Overview

I’ve recently been working on improving the lighting for my renderer, and a part of that improvement has been updating my image based lighting implementation. In this article, I’ll give you an overview of the lighting model I’m using and how I compute irradiance maps and pre-filtered environment maps in real time.

PBR Rendering

My renderer, like most modern renderers, is physically based. In non-technical terms that means that the techniques I’m using to compute lighting are attempting to look as physically plausable as possible. In more technical terms that means:

  1. It’s based on micro-facets/micro-geometry.
  2. It’s using a physically based BRDF.
  3. It’s energy conserving.

The Micro-facet model is a way of describing surfaces. We assume that no surface is perfectly smooth, and are instead made of many tiny perfect mirrors. When light rays bounce off of these mirrors they scatter, producing the visual effect of a surface. The more aligned these mirrors are, the smoother the surface appears. The more chaotic the mirrors, the more the rays bounce randomly, giving the appearance of a rough surface. We approximate these surfaces using a statistical model, since it’s not feasible to actually model surfaces using the billions of mirrors required in real time.

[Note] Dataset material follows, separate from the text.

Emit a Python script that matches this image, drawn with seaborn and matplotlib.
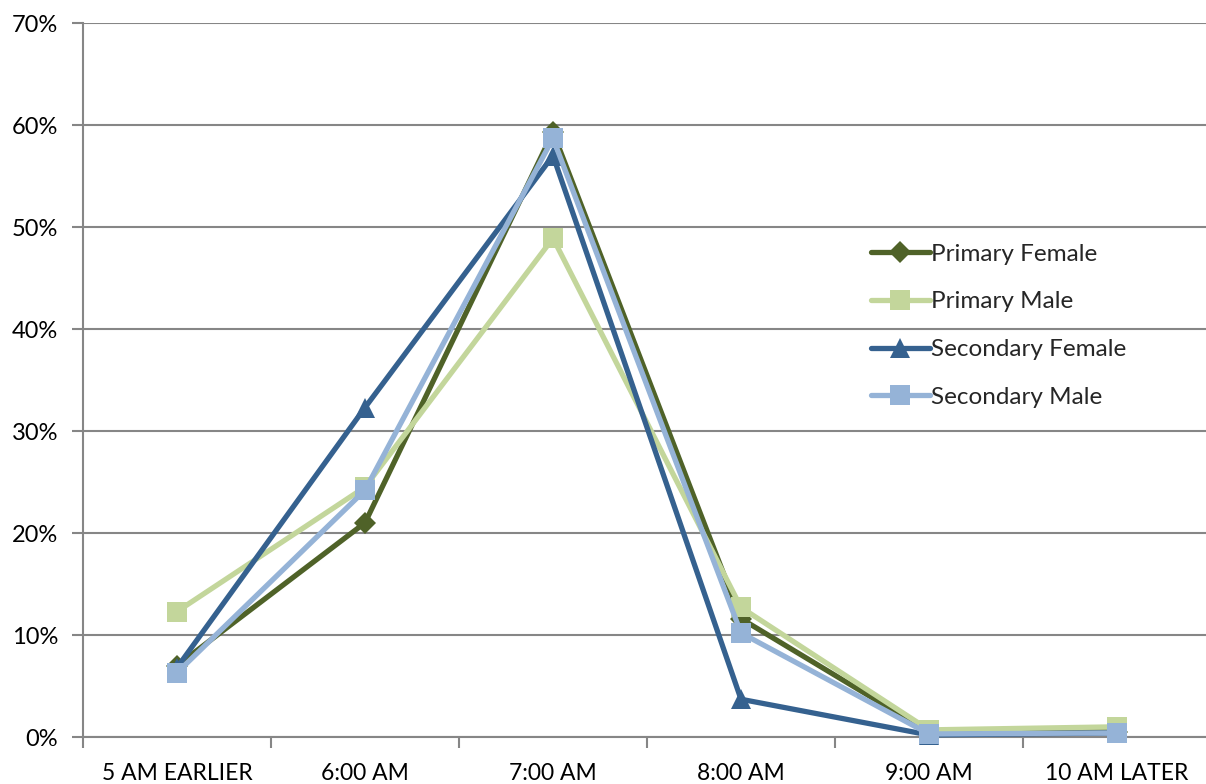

Micro-facets. A Figure from Real-Time Rendering (4th Edition) showing micro-facets.

“Energy conserving” in the context of the micro-facet model simply means that the outgoing light energy bounced off a surface should never exceed the incoming light energy.

The “BRDF” is a component of the rendering equation.

The rendering equation. The rendering equation from Wikipedia.

The integral looks pretty scary at first, but really all it’s saying is that the light we observe at a location x when looking from a direction ω0 is equal to all the incoming light to that point over a hemisphere centered around the surface normal n weighted by the BRDF fr.

The two resources I used to learn about this were the Learn OpenGL articles on PBR rendering and Real-Time Rendering (4th Edition). The Learn OpenGL articles are much more practical if all you care about are implementation details, but Real-Time Rendering goes into much more detail about the mathematics and covers many more topics that Learn OpenGL doesn’t (subsurface scattering and cloth rendering, for example).

The Cook-Torrance BRDF

It’s common to split up the lighting contributions into different parts. Specifically, using the Cook-Torrance BRDF, we split up the equation into a diffuse portion and a specular portion. The equation looks like this:

The Cook-Torrance BRDF. The Cook-Torrance BRDF from Learn OpenGL.

The specular portion (weighted by ks) is the light that is reflected off the surface. The diffuse portion (weighted by kd) is the light that gets refracted into the surface, bounces around, and then exits the surface in random directions. The specular portion is what gives you pretty reflections and the diffuse portion is what gives you rough surfaces. Note that kd + ks = 1 if we want to conserve energy. The f components are themselves functions, but the specifics aren’t entirely relevant here, so I will skip over them. If you’re curious, the article I linked earlier by Learn OpenGL provides a good explanation.

Global Illumination

So, physically based rendering is sick. You can plug in your lights, materials, and models and everything will look nice. However, there is a particular portion of lighting that is very difficult to compute accurately in real time: ambient lighting. Or, if you’d like to be more fancy about it, global illumination. This is all the lighting that doesn’t come from light rays going directly from the light source to the surface. Or, in other words, it’s the light that bounces around. Global illumination (GI for short) is very important for making the lighting of a scene look realistic, and a lot of research is currently being done to get it computed in real time. If you’re curious here are some talks by Epic Games and Electronic Arts on their techniques for realtime GI. Here is a comparison image of a scene with and without GI.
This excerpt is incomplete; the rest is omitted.